This repo provides an anime character recognition dataset based on Danbooru 2018. The original Danbooru dataset provides images with tags. We processed the dataset (more details below) to generate 1M head images with corresponding character tags. About 70k characters are included in the dataset.
We processed the original Danbooru dataset as follows:
- First only the character tags were kept by filtering according to the category of the tag.
- Because we don't have information on which face corresponds to which tag, we only kept the images that have only one character tag.
- Then we extracted head bounding boxes using this model.
- For similar reasons, we discarded the images on which multiple head boxes are detected.
This ended up with 0.97M images and 70k tags.
Out of these 1M images, the distribution of how many images each tag has is visualized as below:
Only the 100 tags with the most images are shown here for clarify. And the top-20 tags are:
- hatsune_miku
- hakurei_reimu
- flandre_scarlet
- kirisame_marisa
- cirno
- izayoi_sakuya
- remilia_scarlet
- kochiya_sanae
- rumia
- shameimaru_aya
- patchouli_knowledge
- inubashiri_momiji
- fujiwara_no_mokou
- komeiji_koishi
- reisen_udongein_inaba
- yakumo_yukari
- alice_margatroid
- komeiji_satori
- hinanawi_tenshi
- kazami_yuuka
It is obvious that the distribution is long-tail, considering the average number of images per tag is 13.85. I'm also surprised to see how popular Touhou Project is in the Danbooru dataset. Out of the 70k tags, about 20k tags only have one single image. While they may not be very useful in character recognition, we still keep them in the dataset.
Here is a visualization of some top tags.
The core of the database is the detected head bounding boxes and corresponding tags.
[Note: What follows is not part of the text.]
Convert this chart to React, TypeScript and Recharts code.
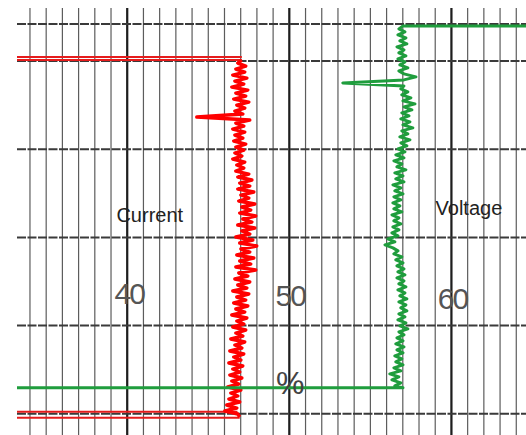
import React from 'react';
import { ComposedChart, XAxis, YAxis, Scatter, ReferenceLine, ReferenceDot } from 'recharts';

// recorder paper: percent across, minutes down
const PCT_DOMAIN = [33.2, 64.6];
const TIME_DOMAIN = [-6.0, 42.4];
const minorPct = [34, 35, 36, 37, 38, 39, 40, 41, 42, 43, 44, 45, 46, 47, 48, 49, 50, 51, 52, 53, 54, 55, 56, 57, 58, 59, 60, 61, 62, 63, 64];
const majorPct = [40, 50, 60];
const timeLines = [-4.2, 0, 10, 20, 30, 40];

const SAMPLE_MIN = 0.34;

const CURRENT_START = -0.1;
const currentPct = [
    47.07, 46.82, 47.31, 46.70, 47.25, 46.51, 47.38, 46.64, 47.19, 46.45,
    47.44, 46.70, 47.31, 46.57, 47.50, 46.76, 47.25, 46.64, 47.13, 44.29,
    47.56, 46.70, 47.19, 46.51, 47.25, 46.64, 47.13, 46.57, 47.31, 46.70,
    47.19, 46.64, 47.07, 46.51, 47.25, 46.76, 47.19, 46.70, 47.50, 46.82,
    47.69, 46.94, 47.56, 46.82, 47.81, 47.01, 47.50, 46.88, 47.87, 47.07,
    47.62, 46.94, 47.93, 47.13, 47.69, 46.82, 47.87, 47.07, 47.56, 46.70,
    47.75, 46.94, 47.99, 47.01, 47.56, 46.76, 47.81, 46.94, 47.62, 46.70,
    47.93, 46.88, 47.44, 46.64, 47.56, 46.82, 47.38, 46.51, 47.50, 46.76,
    47.31, 46.57, 47.44, 46.70, 47.25, 46.45, 47.38, 46.76, 47.19, 46.51,
    47.31, 46.70, 47.13, 46.39, 47.25, 46.64, 47.07, 46.33, 47.19, 46.57,
    47.01, 46.27, 47.13, 46.51, 46.94, 46.33, 47.07, 46.45, 46.88, 46.20,
    47.01, 46.39, 46.82, 46.27, 46.94, 46.14, 46.76, 46.02, 46.82, 46.94,
];
const currentPenLines = [
    [{ pct: 33.2, t: -0.45 }, { pct: 47.07, t: -0.45 }],
    [{ pct: 33.2, t: -0.1 }, { pct: 47.07, t: -0.1 }],
    [{ pct: 33.2, t: 39.77 }, { pct: 46.8, t: 39.77 }],
    [{ pct: 46.94, t: 40.45 }, { pct: 33.2, t: 40.45 }],
];

// voltage pen
const VOLTAGE_START = -3.97;
const voltagePct = [
    57.01, 56.76, 57.13, 56.70, 57.19, 56.82, 57.25, 56.64, 57.07, 56.76,
    57.19, 56.70, 57.13, 56.82, 57.31, 56.76, 57.07, 57.81, 57.07, 53.30,
    57.07, 56.88, 57.31, 56.94, 57.50, 57.01, 57.75, 57.07, 57.56, 56.94,
    57.38, 56.88, 57.44, 57.01, 57.62, 56.94, 57.31, 56.82, 57.44, 56.88,
    57.25, 56.70, 57.13, 56.57, 57.07, 56.45, 56.94, 56.64, 57.19, 56.51,
    57.01, 56.57, 57.07, 56.39, 56.88, 56.51, 57.01, 56.45, 56.88, 56.39,
    56.82, 56.45, 56.94, 56.33, 56.76, 56.45, 56.88, 56.39, 56.76, 56.33,
    56.70, 56.08, 56.51, 55.90, 56.39, 56.70, 56.45, 56.94, 56.57, 57.01,
    56.64, 57.07, 56.70, 57.13, 56.64, 57.07, 56.76, 57.19, 56.70, 57.13,
    56.82, 57.25, 56.76, 57.19, 56.88, 57.25, 56.76, 57.13, 56.70, 57.19,
    56.82, 57.31, 56.76, 57.07, 56.64, 57.01, 56.57, 57.07, 56.64, 57.01,
    56.51, 56.94, 56.57, 57.01, 56.45, 56.88, 56.20, 56.76, 56.33, 56.88,
    56.51,
];
const voltageLeadIn = [{ pct: 64.6, t: -3.97 }, { pct: 57.01, t: -3.97 }];
const voltageLeadOut = [{ pct: 57.01, t: 37.05 }, { pct: 33.2, t: 37.05 }];

const paperLabels = [
    { text: 'Current', pct: 41.39, t: 17.45, kind: 'name' },
    { text: 'Voltage', pct: 61.08, t: 16.66, kind: 'name' },
    { text: '40', pct: 40.12, t: 26.4, kind: 'scale' },
    { text: '50', pct: 50.06, t: 26.63, kind: 'scale' },
    { text: '60', pct: 60.06, t: 26.97, kind: 'scale' },
    { text: '%', pct: 50.06, t: 36.49, kind: 'unit' },
];

const toPoints = (values: number[], start: number) =>
    values.map((pct, i) => ({ pct, t: start + i * SAMPLE_MIN }));

const currentData = toPoints(currentPct, CURRENT_START);
const voltageData = [...voltageLeadIn, ...toPoints(voltagePct, VOLTAGE_START), ...voltageLeadOut];

const labelStyle: Record<string, any> = {
    name: { fontSize: 20, fill: '#222', letterSpacing: 0 },
    scale: { fontSize: 30, fill: '#555', letterSpacing: -2 },
    unit: { fontSize: 32, fill: '#444', letterSpacing: 0 },
};

const NoDot = () => <g />;

const PaperText = ({ viewBox, text, kind }: any) => {
    const s = labelStyle[kind];
    return (
        <text
            x={viewBox.x + viewBox.width / 2}
            y={viewBox.y + viewBox.height / 2}
            textAnchor="middle"
            dominantBaseline="central"
            fontFamily="'Liberation Sans', Arial, sans-serif"
            fontSize={s.fontSize}
            fill={s.fill}
            letterSpacing={s.letterSpacing}
        >
            {text}
        </text>
    );
};

export default function App() {
    return (
        <div style={{ position: 'fixed', left: 0, top: 0, width: 526, height: 435, background: '#fff' }}>
            <ComposedChart width={526} height={435} margin={{ top: 8, right: 0, left: 17, bottom: 0 }}>
                <XAxis type="number" dataKey="pct" domain={PCT_DOMAIN} hide allowDataOverflow />
                <YAxis type="number" dataKey="t" domain={TIME_DOMAIN} reversed hide allowDataOverflow />

                {minorPct.map((v) => (
                    <ReferenceLine key={`m${v}`} x={v} stroke="#5c5c5c" strokeWidth={1.2} />
                ))}
                {majorPct.map((v) => (
                    <ReferenceLine key={`M${v}`} x={v} stroke="#1e1e1e" strokeWidth={2.2} />
                ))}
                {timeLines.map((v) => (
                    <ReferenceLine key={`t${v}`} y={v} stroke="#3a3a3a" strokeWidth={2} strokeDasharray="9 1.5" />
                ))}

                {currentPenLines.map((seg, i) => (
                    <Scatter
                        key={`c${i}`}
                        data={seg}
                        line={{ stroke: '#e51c1c', strokeWidth: 2 }}
                        shape={NoDot}
                        isAnimationActive={false}
                    />
                ))}
                <Scatter
                    data={currentData}
                    line={{ stroke: '#ff0000', strokeWidth: 3.4, strokeLinejoin: 'round' }}
                    shape={NoDot}
                    isAnimationActive={false}
                />
                <Scatter
                    data={voltageData}
                    line={{ stroke: '#1f9d3d', strokeWidth: 3, strokeLinejoin: 'round' }}
                    shape={NoDot}
                    isAnimationActive={false}
                />

                {paperLabels.map((l) => (
                    <ReferenceDot
                        key={l.text}
                        x={l.pct}
                        y={l.t}
                        r={1}
                        fill="none"
                        stroke="none"
                        label={(p: any) => <PaperText {...p} text={l.text} kind={l.kind} />}
                    />
                ))}
            </ComposedChart>
        </div>
    );
}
This is stored in the file faces.tsv
.
Note you will have to obtain the images from the original Danbooru dataset
The tsv file has three columns.
The first column is the file name from the Danbooru dataset.
The second column is the tag id, and the third column is the head detection results.
Each detection result has five fields separated by commas, i.e. left, top, right, bottom, confidence in order.
The tag text for each id can be seen in the file tagIds.tsv
.
We also have the cropped face images ready as a tarball.
Many thanks to gwern, you can now download the tarball using rsync
:
rsync --verbose rsync://78.46.86.149:873/biggan/2019-07-27-grapeot-danbooru2018-animecharacterrecognition.tar ./
If you find the dataset useful, please consider citing the dataset:
- Yan Wang, "Danbooru2018 Anime Character Recognition Dataset," July 2019. https://github.com/grapeot/Danbooru2018AnimeCharacterRecognitionDataset
- Anonymous, The Danbooru Community, Gwern Branwen, & Aaron Gokaslan; “Danbooru2018: A Large-Scale Crowdsourced and Tagged Anime Illustration Dataset”, 3 January 2019. https://www.gwern.net/Danbooru2018
@misc{danboorucharacter,
author = {Yan Wang},
title = {Danbooru 2018 Anime Character Recognition Dataset},
howpublished = {\url{https://github.com/grapeot/Danbooru2018AnimeCharacterRecognitionDataset}},
url = {https://github.com/grapeot/Danbooru2018AnimeCharacterRecognitionDataset},
type = {dataset},
year = {2019},
month = {July} }
@misc{danbooru2018,
author = {Anonymous, the Danbooru community, Gwern Branwen, Aaron Gokaslan},
title = {Danbooru2018: A Large-Scale Crowdsourced and Tagged Anime Illustration Dataset},
howpublished = {\url{https://www.gwern.net/Danbooru2018}},
url = {https://www.gwern.net/Danbooru2018},
type = {dataset},
year = {2019},
month = {January},
timestamp = {2019-01-02},
note = {Accessed: DATE} }
We also provide a baseline for character recognition based on the dataset. If using a ResNet18 without SE, and use the ArcFace loss, we are able to achieve a testing accuracy of 37.3%. The model and a related demo will be released soon.
The split for the baseline is also provided in case evaluation and comparison of the algorithms are of interest.
trainSplit.tsv
contains the image ids for training.valSplit.tsv
contains the image ids for validation.testSplit.tsv
is the set we use to measure the final accuracy.
The total number of images are less than the entire dataset because we removed images that did not reach the confidence bar (0.85). Note at the current stage the test set has not been verified by humans.
- The test set for character recognition is to be verified by humans.
- Still need to do more work on face alignment.